Georgia Aquarium, along with the Smithsonian Affiliation, is thrilled to welcome Dr. Nancy Knowlton and Dr. Odile Madden to Science on Tap. Dr. Knowlton, a senior scientist emeritus at the Smithsonian Tropical Research Institute in Panama, will discuss the growing number of successes in saving species, protecting places, reducing pollution, and more. Dr. Madden will share about positive solutions to plastics in marine environments, and how consumers can make educated decisions about plastics they use.
Science on Tap is a free event from 6:00pm – 8:00pm on Tuesday, November 14, courtesy of the Smithsonian Assistant Secretary for Education and Access. Space is limited, and registration will be opening soon. For more information and to purchase tickets, please visit www.georgiaaquarium.org/science-on-tap.

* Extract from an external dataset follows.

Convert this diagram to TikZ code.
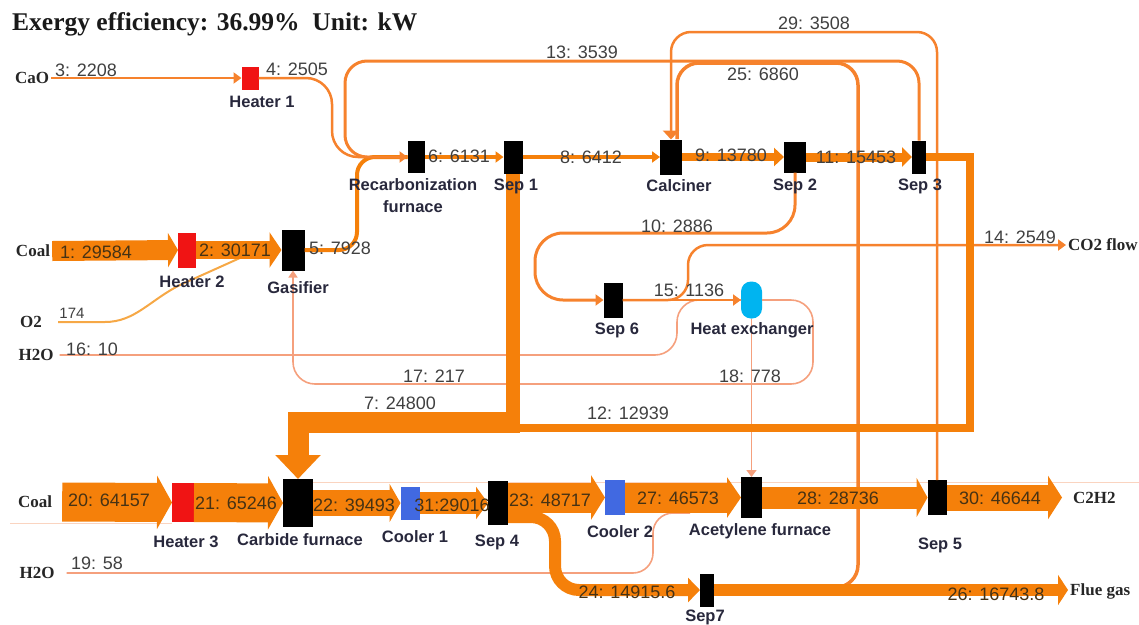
\documentclass[tikz,border=0pt]{standalone}
\usepackage{fontspec}
\setmainfont{Liberation Serif}
\setsansfont{Liberation Sans}
\usetikzlibrary{arrows.meta,calc}
\definecolor{org}{RGB}{245,128,10}
\definecolor{orgt}{RGB}{246,130,45}
\definecolor{salm}{RGB}{245,160,125}
\definecolor{o2c}{RGB}{246,168,70}
\definecolor{faintc}{RGB}{250,212,192}
\definecolor{redb}{RGB}{240,20,20}
\definecolor{blueb}{RGB}{65,105,225}
\definecolor{cyanb}{RGB}{0,180,240}
\definecolor{numc}{RGB}{64,64,64}
\definecolor{inc}{RGB}{70,50,20}
\definecolor{nlc}{RGB}{40,40,60}
\begin{document}
\begin{tikzpicture}[x=1pt,y=-1pt,
  box/.style={draw=none,inner sep=0pt,outer sep=0pt},
  blk/.style={box,fill=black},
  redbox/.style={box,fill=redb},
  bluebox/.style={box,fill=blueb},
  num/.style={font=\sffamily\fontsize{18}{20}\selectfont,text=numc,inner sep=0pt},
  innum/.style={font=\sffamily\fontsize{18}{20}\selectfont,text=inc,inner sep=0pt},
  nlab/.style={font=\sffamily\bfseries\fontsize{16.5}{22}\selectfont,text=nlc,inner sep=0pt,align=center},
  ext/.style={font=\bfseries\fontsize{17}{20}\selectfont,text=black!85,inner sep=2pt},
  thinline/.style={draw=orgt,line width=2.5pt},
  salmon/.style={draw=salm,line width=1.6pt},
  band/.style={draw=org},
  atip/.style={-{Triangle[length=8pt,width=11pt]}},
]
\useasboundingbox (0,0) rectangle (1139,624);

% faint background lines
\draw[faintc,line width=1pt] (10,523) -- (172,523);
\draw[faintc,line width=1pt] (313,482) -- (1139,482);

% title and external labels
\node[anchor=west,font=\bfseries\fontsize{25.5}{30}\selectfont,text=black!90,inner sep=0pt] (title) at (12,24) {Exergy efficiency: 36.99\%\ \ Unit: kW};
\node[ext] (cao) at (32,78) {CaO};
\node[ext] (coal1) at (33,251) {Coal};
\node[ext] (o2) at (31,322) {O2};
\node[ext] (h2oa) at (36,355) {H2O};
\node[ext] (coal2) at (35,502) {Coal};
\node[ext] (h2ob) at (37,573) {H2O};
\node[ext,anchor=west] (co2) at (1066,245) {CO2 flow};
\node[ext,anchor=west] (c2h2) at (1071,498) {C2H2};
\node[ext,anchor=west] (flue) at (1068,591) {Flue gas};

% equipment
\node[redbox,minimum width=17,minimum height=23] (h1) at (250,78) {};
\node[blk,minimum width=17,minimum height=32] (rec) at (416,157) {};
\node[blk,minimum width=19,minimum height=33] (sep1) at (513,157) {};
\node[blk,minimum width=22,minimum height=35] (calc) at (671,157) {};
\node[blk,minimum width=22,minimum height=31] (sep2) at (795,157) {};
\node[blk,minimum width=14,minimum height=33] (sep3) at (919,157) {};
\node[redbox,minimum width=18,minimum height=35] (h2) at (187,250) {};
\node[blk,minimum width=23,minimum height=41] (gas) at (293,250) {};
\node[blk,minimum width=19,minimum height=35] (sep6) at (613,300) {};
\node[box,fill=cyanb,minimum width=21,minimum height=37,rounded corners=10pt] (hx) at (751.5,300) {};
\node[redbox,minimum width=22,minimum height=39] (h3) at (183,502.5) {};
\node[blk,minimum width=30,minimum height=48] (carb) at (298,503) {};
\node[bluebox,minimum width=19,minimum height=33] (cool1) at (410,503) {};
\node[blk,minimum width=20,minimum height=44] (sep4) at (498,503) {};
\node[bluebox,minimum width=20,minimum height=35] (cool2) at (615,497.5) {};
\node[blk,minimum width=21,minimum height=41] (acet) at (751.5,497.5) {};
\node[blk,minimum width=19,minimum height=35] (sep5) at (937,497.5) {};
\node[blk,minimum width=14,minimum height=33] (sep7) at (707,590) {};

% junction coordinates
\coordinate (j12) at (514,428);
\coordinate (j7) at (513,432);
\coordinate (j7a) at (520,422);
\coordinate (c19) at (690,513);
\coordinate (c02) at (240,258);
\coordinate (c25) at (677,139);
\coordinate (s24) at (508,517);
\coordinate (e30) at (1062,497.5);

% thin streams
\draw[salmon] ([xshift=4pt]h2oa.east) -- (655,355) to[out=0,in=-90] (677,333) -- (677,322) to[out=90,in=180] (699,300) -- (hx.west);
\draw[salmon,rounded corners=22pt,-{Triangle[length=7pt,width=9pt]}] (hx.east) -- (813,300) -- (813,384) -- (293,384) -- (gas.south);
\draw[salmon,-{Triangle[length=7pt,width=10pt]}] (hx.south) -- (acet.north);
\draw[salmon,rounded corners=20pt] ([xshift=10pt]h2ob.east) -- (653,573) -- (653,513) -- (c19);
\draw[draw=o2c,line width=2pt] ([xshift=14pt]o2.east) -- (105,322) .. controls (135,322) and (150,300) .. (180,285) -- (c02);
\draw[thinline,atip] (cao.east) -- (h1.west);
\draw[draw=orgt,line width=3pt,rounded corners=22pt] (sep3.north) -- (919,61) -- (345,61) -- (345,157) -- (rec.west);
\draw[draw=org,line width=4pt,rounded corners=18pt] (gas.east) -- (357,250) -- (357,157) -- (rec.west);
\draw[thinline,atip,rounded corners=26pt] (h1.east) -- (332,78) -- (332,157) -- (rec.west);
\draw[draw=orgt,line width=2.5pt,rounded corners=20pt,-{Triangle[length=9pt,width=16pt]}] (sep5.north) -- (937,32) -- (671,32) -- (calc.north);
\draw[draw=orgt,line width=3.5pt,rounded corners=22pt] (sep7.east) -- (858,587) -- (858,63) -- (677,63) -- (c25);
\draw[draw=orgt,line width=3pt,rounded corners=28pt,atip] (sep2.south) -- (795,233) -- (535,233) -- (535,300) -- (sep6.west);
\draw[draw=orgt,line width=2.5pt,atip] (sep6.east) -- (hx.west);
\draw[draw=orgt,line width=2.5pt,rounded corners=20pt,atip] (sep6.east) -- (688,300) -- (688,245) -- (co2.west);

% medium streams
\draw[draw=org,line width=4pt,atip] (rec.east) -- (sep1.west);
\draw[draw=org,line width=4pt,atip] (sep1.east) -- (calc.west);
\draw[draw=org,line width=8pt,-{Triangle[length=10pt,width=18pt]}] (calc.east) -- (sep2.west);
\draw[draw=org,line width=9pt,-{Triangle[length=10pt,width=19pt]}] (sep2.east) -- (sep3.west);
\draw[draw=org,line width=8pt] (sep3.east) -- (970,157) -- (970,428) -- (j12);
\draw[draw=org,line width=14pt] (sep1.south) -- (j7);
\draw[draw=org,line width=21pt,-{Triangle[length=24pt,width=44pt]}] (j7a) -- (298,422) -- (carb.north);

% thick streams
\draw[band,line width=20pt,-{Triangle[length=10pt,width=34pt]}] (coal1.east) -- (h2.west);
\draw[band,line width=18pt,-{Triangle[length=12pt,width=35pt]}] (h2.east) -- (gas.west);
\draw[band,line width=39pt,-{Triangle[length=15pt,width=53pt]}] ([xshift=8pt]coal2.east) -- (h3.west);
\draw[band,line width=39pt,-{Triangle[length=15pt,width=53pt]}] (h3.east) -- (carb.west);
\draw[band,line width=26pt,-{Triangle[length=11pt,width=38pt]}] (carb.east) -- (cool1.west);
\draw[band,line width=22pt,-{Triangle[length=12pt,width=32pt]}] (cool1.east) -- (sep4.west);
\draw[band,line width=30pt,-{Triangle[length=14pt,width=44pt]}] (sep4.east |- cool2.west) -- (cool2.west);
\draw[band,line width=30pt,-{Triangle[length=14pt,width=40pt]}] (cool2.east) -- (acet.west);
\draw[band,line width=22pt,-{Triangle[length=11pt,width=39pt]}] (acet.east) -- (sep5.west);
\draw[band,line width=26pt,-{Triangle[length=14pt,width=43pt]}] (sep5.east) -- (e30);
\draw[band,line width=12pt,rounded corners=24pt,-{Triangle[length=12pt,width=24pt]}] (s24) -- (555,517) -- (555,590) -- (sep7.west);
\draw[band,line width=12pt,-{Triangle[length=10pt,width=30pt]}] (sep7.east) -- (sep7.east -| flue.west);

% equipment labels
\node[nlab] (lh1) at (262,102) {Heater 1};
\node[nlab] (lrec) at (413,196) {Recarbonization\\furnace};
\node[nlab] (ls1) at (516,186) {Sep 1};
\node[nlab] (lcalc) at (679,186) {Calciner};
\node[nlab] (ls2) at (795,186) {Sep 2};
\node[nlab] (ls3) at (920,186) {Sep 3};
\node[nlab] (lh2) at (192,282) {Heater 2};
\node[nlab] (lgas) at (298,288) {Gasifier};
\node[nlab] (ls6) at (617,330) {Sep 6};
\node[nlab] (lhx) at (752,330) {Heat exchanger};
\node[nlab] (lh3) at (186,542) {Heater 3};
\node[nlab] (lcarb) at (300,540) {Carbide furnace};
\node[nlab] (lc1) at (415,537) {Cooler 1};
\node[nlab] (ls4) at (497,542) {Sep 4};
\node[nlab] (lc2) at (620,532) {Cooler 2};
\node[nlab] (lacet) at (760,531) {Acetylene furnace};
\node[nlab] (ls5) at (940,545) {Sep 5};
\node[nlab] (ls7) at (705,617) {Sep7};

% stream labels
\node[num] (l3) at (86,70) {3: 2208};
\node[num] (l4) at (297,69) {4: 2505};
\node[num] (l13) at (582,52) {13: 3539};
\node[num] (l29) at (814,23) {29: 3508};
\node[num] (l25) at (763,74) {25: 6860};
\node[num] (l6) at (459,156) {6: 6131};
\node[num] (l8) at (591,157) {8: 6412};
\node[num] (l9) at (731,155) {9: 13780};
\node[num] (l11) at (856,157) {11: 15453};
\node[num] (l5) at (340,248) {5: 7928};
\node[innum] (l1) at (96,252) {1: 29584};
\node[innum] (l2) at (235,250) {2: 30171};
\node[num] (l10) at (677,226) {10: 2886};
\node[num] (l14) at (1020,237) {14: 2549};
\node[num] (l15) at (689,290) {15: 1136};
\node[num,font=\sffamily\fontsize{15}{17}\selectfont] (l174) at (72,313) {174};
\node[num] (l16) at (92,349) {16: 10};
\node[num] (l17) at (434,376) {17: 217};
\node[num] (l18) at (750,376) {18: 778};
\node[num] (l7) at (400,403) {7: 24800};
\node[num] (l12) at (628,413) {12: 12939};
\node[innum] (l20) at (109,500) {20: 64157};
\node[innum] (l21) at (236,503) {21: 65246};
\node[innum] (l22) at (354,505) {22: 39493};
\node[innum] (l31) at (452,505) {31:29016};
\node[innum] (l23) at (550,500) {23: 48717};
\node[innum] (l27) at (678,498) {27: 46573};
\node[innum] (l28) at (838,498) {28: 28736};
\node[innum] (l30) at (1000,498) {30: 46644};
\node[num] (l19) at (97,563) {19: 58};
\node[innum] (l24) at (627,592) {24: 14915.6};
\node[innum] (l26) at (996,594) {26: 16743.8};
\end{tikzpicture}
\end{document}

Exploring Water with Young Children
In September, teachers in grades K-2 explored ways to help young children discover the physical properties of water and how it interacts with other materials. The session, titled Exploring Water with Young Children, was made possible through a grant with Smithsonian and was facilitated by Ann Caspari, an early education specialist at the National Air and Space Museum in Washington D.C. Twelve Georgia Aquarium educators and 20 local schools teachers were able to participate in this workshop. The teachers participated in an array of activities that gave them the opportunity to learn more about water concepts and how to incorporate different activities into their own programming.
“I thought it was really cool learning how to engage students with open exploration using the water table because it gives the students a sense of exploring their own curiosities about water and different ways to manipulate water,” said Katie Sheffield, an environmental educator.
Smithsonian Field Trip Day
Georgia Aquarium hosted a one-day field trip in October, which allowed Title I middle school students in the Metropolitan Atlanta area to visit the Aquarium. Middle school students are at the beginning stages of career exploration and Georgia Aquarium, in conjunction with Georgia-Pacific, Inc., has developed a free video series entitled “STEAM Forward” that highlights the variety of career pathways at Georgia Aquarium in the fields of science, technology, engineering, arts and mathematics. The Smithsonian Institution Field Trip program is designed to build on this platform using the Aquarium’s galleries to illustrate different career opportunities and make the connection between what students are learning in the classroom and what our experts are doing in the field
Jennifer Collins, a specialist in science education at the Smithsonian National Museum of Natural History, hosted an activity station to an estimated 350 students discussing how to reconstruct past ecosystems as a scientist in marine paleontology.